Public concern over reports of water contamination has prompted some to use water filtration systems.

The concern comes amid a steady drumbeat of headlines about tests revealing chemicals in local public drinking water wells from the Hamptons to the Gold Coast. Most notably, officials are grappling with how to respond to the discovery that 70 percent of LI drinking water wells contain 1,4-dioxane, a chemical byproduct found in many consumer products that the U.S. Environmental Protection Agency considers likely to be carcinogenic to humans. But there are no scientific studies proving that Long Island drinking water causes breast cancer or other types of cancers.

“This problematic contaminate is found in over 46 percent of all personal care products, with high levels in laundry detergents,” says Adrienne Esposito, executive director of Citizens Campaign for The Environment, a Farmingdale-based nonprofit that issued the 1,4 dioxane report last year.

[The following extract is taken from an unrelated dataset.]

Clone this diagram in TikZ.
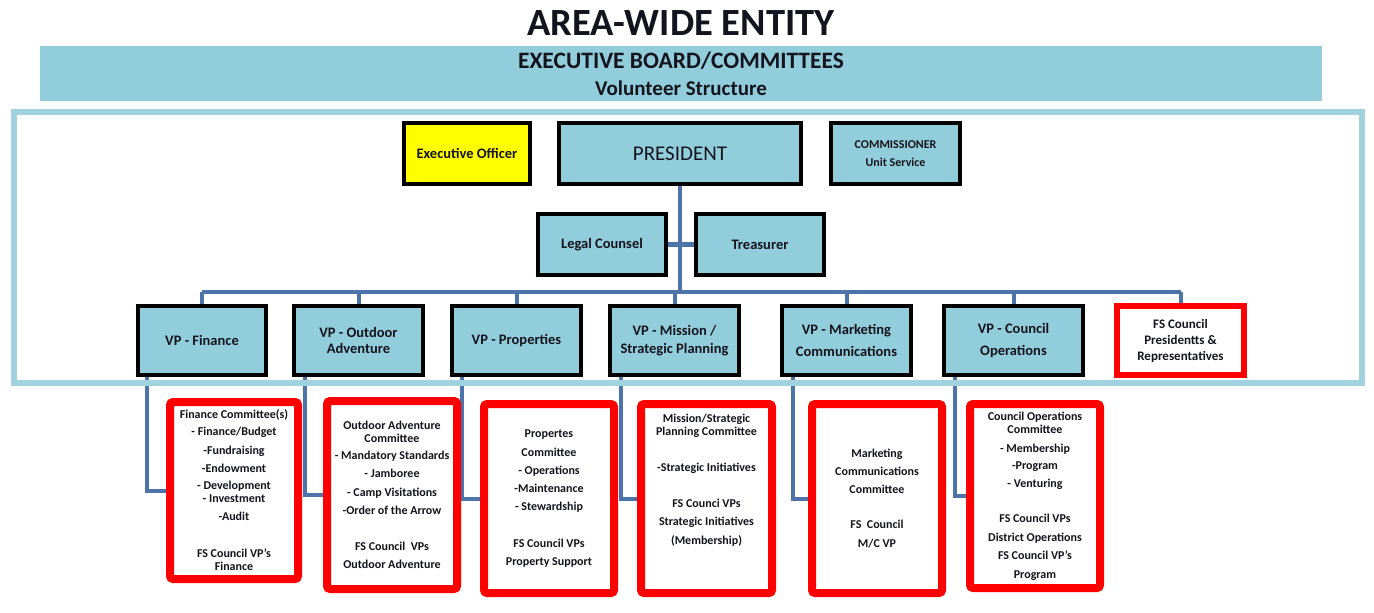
\documentclass[tikz,border=0pt]{standalone}
\usepackage{fontspec}
\setmainfont{Carlito}
\definecolor{boxblue}{RGB}{146,205,220}
\definecolor{framecol}{RGB}{160,210,224}
\definecolor{linkblue}{RGB}{76,116,170}
\definecolor{alertred}{RGB}{255,0,0}
\definecolor{officeyellow}{RGB}{255,255,0}
\definecolor{inkc}{RGB}{20,20,30}
\pgfdeclarelayer{bg}
\pgfsetlayers{bg,main}
\begin{document}
\begin{tikzpicture}[x=1pt,y=-1pt,
  every node/.style={inner sep=0pt, align=center, text=inkc},
  bluebox/.style={draw=black, line width=4pt, fill=boxblue,
    font=\bfseries\fontsize{14.5}{16}\selectfont},
  vpbox/.style={bluebox, minimum width=129pt, minimum height=69pt},
  redbox/.style={draw=alertred, line width=6pt, fill=white,
    minimum width=127pt, minimum height=69pt,
    font=\bfseries\fontsize{13}{16}\selectfont},
  combox/.style={draw=alertred, line width=8pt, fill=white, rounded corners=3pt,
    minimum width=130pt, minimum height=189pt,
    font=\bfseries\fontsize{12}{13}\selectfont},
  link/.style={draw=linkblue, line width=4pt},
]
\useasboundingbox (0,0) rectangle (1374,613);
\begin{pgfonlayer}{bg}
  \fill[white] (0,0) rectangle (1374,613);
\end{pgfonlayer}

% titles
\node[font=\bfseries\fontsize{38.5}{42}\selectfont] (title) at (681,23) {AREA-WIDE ENTITY};
\node[fill=boxblue, minimum width=1282pt, minimum height=55pt] (band) at (681,73.5) {};
\node[font=\bfseries\fontsize{23.5}{26}\selectfont] (board) at (681,61) {EXECUTIVE BOARD/COMMITTEES};
\node[font=\bfseries\fontsize{21}{24}\selectfont] (volunteer) at (681,88) {Volunteer Structure};

% outer frame of the executive board
\draw[draw=framecol, line width=6pt] (14,112) rectangle (1362,383);

% top officers
\node[bluebox, fill=officeyellow, minimum width=126pt, minimum height=61pt] (exec) at (467,153.5) {Executive Officer};
\node[bluebox, minimum width=242pt, minimum height=61pt,
      font=\fontsize{21}{24}\selectfont] (pres) at (680,153.5) {PRESIDENT};
\node[bluebox, minimum width=129pt, minimum height=61pt,
      font=\bfseries\fontsize{12}{13}\selectfont] (comm) at (895.5,153.5) {COMMISSIONER\\[5pt]Unit Service};
\node[bluebox, minimum width=128pt, minimum height=61pt] (legal) at (602,244.5) {Legal Counsel};
\node[bluebox, minimum width=128pt, minimum height=61pt] (treas) at (760,244.5) {Treasurer};

% vice presidents
\node[vpbox, minimum width=128pt] (vpfin) at (202,340.5) {VP - Finance};
\node[vpbox] (vpout) at (358.5,340.5) {VP - Outdoor\\Adventure};
\node[vpbox] (vpprop) at (516.5,340.5) {VP - Properties};
\node[vpbox] (vpmis) at (674.5,340.5) {VP - Mission /\\[2pt]Strategic Planning};
\node[vpbox] (vpmkt) at (846.5,340.5) {VP - Marketing\\[6pt]Communications};
\node[vpbox, minimum width=139pt] (vpcou) at (1013.5,340.5) {VP - Council\\[6pt]Operations};
\node[redbox] (fs) at (1180.5,340.5) {FS Council\\Presidentts \&\\Representatives};

% committees
\node[combox, minimum width=128pt, minimum height=177pt] (cfin) at (234,490.5)
  {Finance Committee(s)\\[4pt]- Finance/Budget\\[6pt]-Fundraising\\[5pt]-Endowment\\[4pt]- Development\\- Investment\\[5pt]-Audit\\[24pt]FS Council VP's\\Finance};
\node[combox, minimum height=188pt] (cout) at (392,495)
  {Outdoor Adventure\\Committee\\[4pt]- Mandatory Standards\\[5pt]- Jamboree\\[6pt]- Camp Visitations\\[5pt]-Order of the Arrow\\[23pt]FS Council~ VPs\\[5pt]Outdoor Adventure};
\node[combox] (cprop) at (549,498.5)
  {Propertes\\[6pt]Committee\\[5pt]- Operations\\[5pt]-Maintenance\\[5pt]- Stewardship\\[24pt]FS Council VPs\\[5pt]Property Support};
\node[combox, minimum width=131pt] (cmis) at (706.5,498.5)
  {Mission/Strategic\\Planning Committee\\[23pt]-Strategic Initiatives\\[23pt]FS Counci VPs\\[5pt]Strategic Initiatives\\[6pt](Membership)\\[21pt]\strut};
\node[combox] (cmkt) at (877,498.5)
  {Marketing\\[5pt]Communications\\[5pt]Committee\\[22pt]FS~ Council\\[6pt]M/C VP};
\node[combox, minimum height=184pt] (ccou) at (1035,496)
  {Council Operations\\Committee\\[6pt]- Membership\\[4pt]-Program\\[5pt]- Venturing\\[22pt]FS Council VPs\\[6pt]District Operations\\[5pt]FS Council VP's\\[6pt]Program};

% connectors
\coordinate (bus) at (0,292);
\begin{pgfonlayer}{bg}
  \draw[link] (pres.south) -- (pres.south |- bus);
  \draw[link] (vpfin.north |- bus) -- (fs.north |- bus);
  \foreach \v in {vpfin,vpout,vpprop,vpmis,vpmkt,vpcou,fs}
    \draw[link] (\v.north |- bus) -- (\v.north);
  \draw[link, line width=5pt] (legal.east) -- (treas.west);
  \draw[link] ([xshift=11pt]vpfin.south west) |- (cfin.west);
  \draw[link] ([xshift=13pt]vpout.south west) |- (cout.west);
  \draw[link] ([xshift=12pt]vpprop.south west) |- (cprop.west);
  \draw[link] ([xshift=13pt]vpmis.south west) |- (cmis.west);
  \draw[link] ([xshift=13pt]vpmkt.south west) |- (cmkt.west);
  \draw[link] ([xshift=13pt]vpcou.south west) |- (ccou.west);
\end{pgfonlayer}
\end{tikzpicture}
\end{document}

LI’s drinking water wells tap into subterranean aquifers formed from glaciers that melted eons ago. But myriad issues are bubbling up in the region’s water supply as tests have found the presence of chemicals that were either dumped or leached into the ground.

In some cases, such as the nearly 2-mile-wide, 4-mile-long underground plume of toxic chemicals that originated in Bethpage and is slowly spreading south, the culprit is defense contractors that dumped toxins decades ago. In others, the issue is systemic, like in Suffolk County, where 75 percent of homes are not connected to sewers and instead use antiquated septic tanks that leach into the goundwater, threatening the drinking water supply.

In the case of 1,4-dioxane, neither New York State nor federal authorities have set a standard for acceptable levels to be in drinking water. The state appointed a Drinking Water Quality Council to study that and related issues statewide, but officials this month blew their deadline to issue recommendations a year after the council’s first meeting.

“New York needs to be a leader on drinking water protection for numerous emerging contaminants, and provide strong safeguards to public health,” said Kathleen Curtis, executive director of Clean and Healthy New York. “This is particularly crucial now, given EPA’s failure to enact such protections and the current federal administration’s broad attacks on environmental protections.”

And with more questions than answers on the source and threat of chemicals found, that leaves residents to fend for themselves by searching out water filtration systems.